Ancak son yirmi yılda işler biraz daha değişti. Emperyal güçler, üretmek değil, var olanı satmak niyetinde olan ve kaynaklarına birer meta olmak dışında sıfat yüklemeyen ülke yönetimimizi keşfettiler. Ülkenin kaynaklarının ne olduğunu zaten bizimkilerden daha iyi biliyorlardı. Bu konuda (analiz, sondaj, kontrol, işletmeye alma, üretim, pazarlama) dünyanın en gelişmiş bilgi, deneyim ve teknolojilerine sahip büyük holdingler birer birer ülkemize teşrif edip firmalarımızın hisselerini satın almaya, konsorsiyumlar kurmaya başladılar. Yönetimin çevresel duyarlılık yoksunluğu da bu şirketler için bulunmaz bir nimetti. “Çevresel Etki Değerlendirme raporu” na gerek yoktur belgesini verme yetkisine haiz il idarelerini, çevreyi suyumuzu havamızı koruyalım diye eylem yapan köylüleri, sivil toplum örgütü üyelerini sopalamak için emir almış kolluk kuvvetlerini kendi taraflarında görmekten daha büyük bir sömürü fırsatı olabilir miydi ?

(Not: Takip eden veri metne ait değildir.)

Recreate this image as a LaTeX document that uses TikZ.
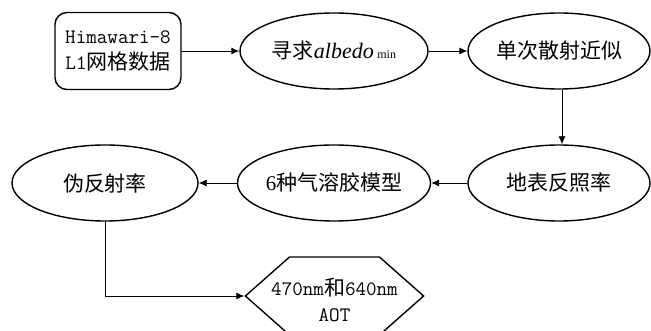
\documentclass[tikz,border=0pt]{standalone}
\usepackage{fontspec}
\setmainfont{Liberation Serif}
\newfontfamily\cjk{Noto Sans CJK SC}
\usetikzlibrary{shapes.geometric,shapes.symbols,arrows.meta}
\tikzset{
  oval/.style={draw, ellipse, line width=1.4pt, minimum height=76pt, inner sep=0pt},
  flow/.style={-{Latex[length=8pt,width=7pt]}, line width=0.9pt}
}
\newcommand{\halfw}[1]{{\ttfamily\fontsize{20.5}{26}\selectfont #1}}
\begin{document}
\begin{tikzpicture}[x=1pt, y=-1pt]\tikzstyle{every node}=[font=\fontsize{21}{26}\selectfont\cjk]
\useasboundingbox (0,0) rectangle (651,331);
% input data
  \node[draw, rounded corners=12pt, line width=1.4pt, minimum width=126pt, minimum height=77pt, align=center] (data) at (118,51)%
{%
  \halfw{Himawari-8}\\
  \halfw{L1}网格数据
};
% albedo min
  \node[oval, minimum width=188pt] (albedo) at (334,51)%
{%
  寻求{\rmfamily\itshape\fontsize{22}{26}\selectfont albedo}\,{\rmfamily\fontsize{12}{14}\selectfont min}
};
% single scattering
  \node[oval, minimum width=182pt] (single) at (559,51) {单次散射近似};
% surface
  \node[oval, minimum width=182pt] (surface) at (559,183) {地表反照率};
% aerosol
  \node[oval, minimum width=188pt] (aerosol) at (334,183) {{\rmfamily 6}种气溶胶模型};
% pseudo
  \node[oval, minimum width=186pt] (pseudo) at (105,183) {伪反射率};
% AOT
  \node[draw, shape=signal, signal to=west and east, signal pointer angle=83, line width=1.4pt,
        minimum height=78pt, inner sep=0pt, text height=8pt, text depth=8pt] (aot) at (334.5,296)%
{%
  \makebox[90pt][c]{%
  \begin{tabular}[t]{@{}c@{}}
    \halfw{470nm}和\halfw{640nm}\\
    \halfw{AOT}
  \end{tabular}}
};
%%%%%%%%%%%%%%%%
\draw[flow] (data.east) -- (albedo.west);
\draw[flow] (albedo.east) -- (single.west);
\draw[flow] ([xshift=3pt]single.south) -- ([xshift=3pt]surface.north);
\draw[flow] (surface.west) -- (aerosol.east);
\draw[flow] (aerosol.west) -- (pseudo.east);
\draw[flow] (pseudo.south) |- (aot.west);
\end{tikzpicture}
\end{document}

Hoyratça satılan, tüketilen, sömürülen (bu kelime yetersiz geldi, somurulan) bu kaynakların yerliliği, milliliği nerede kaldı. Bugün jeotermal üzerine betimlediğim bu konu, yerli zannettiğimiz bütün kaynaklar için geçerli. Evet “yerli”, ama yeri bizde o kadar, sahibi bu ülkenin insanları değil, yararlılıkları bu ülkeye olması gerekenden çok daha az, zararları ise geri dönülmez yıllar kadar uzakta.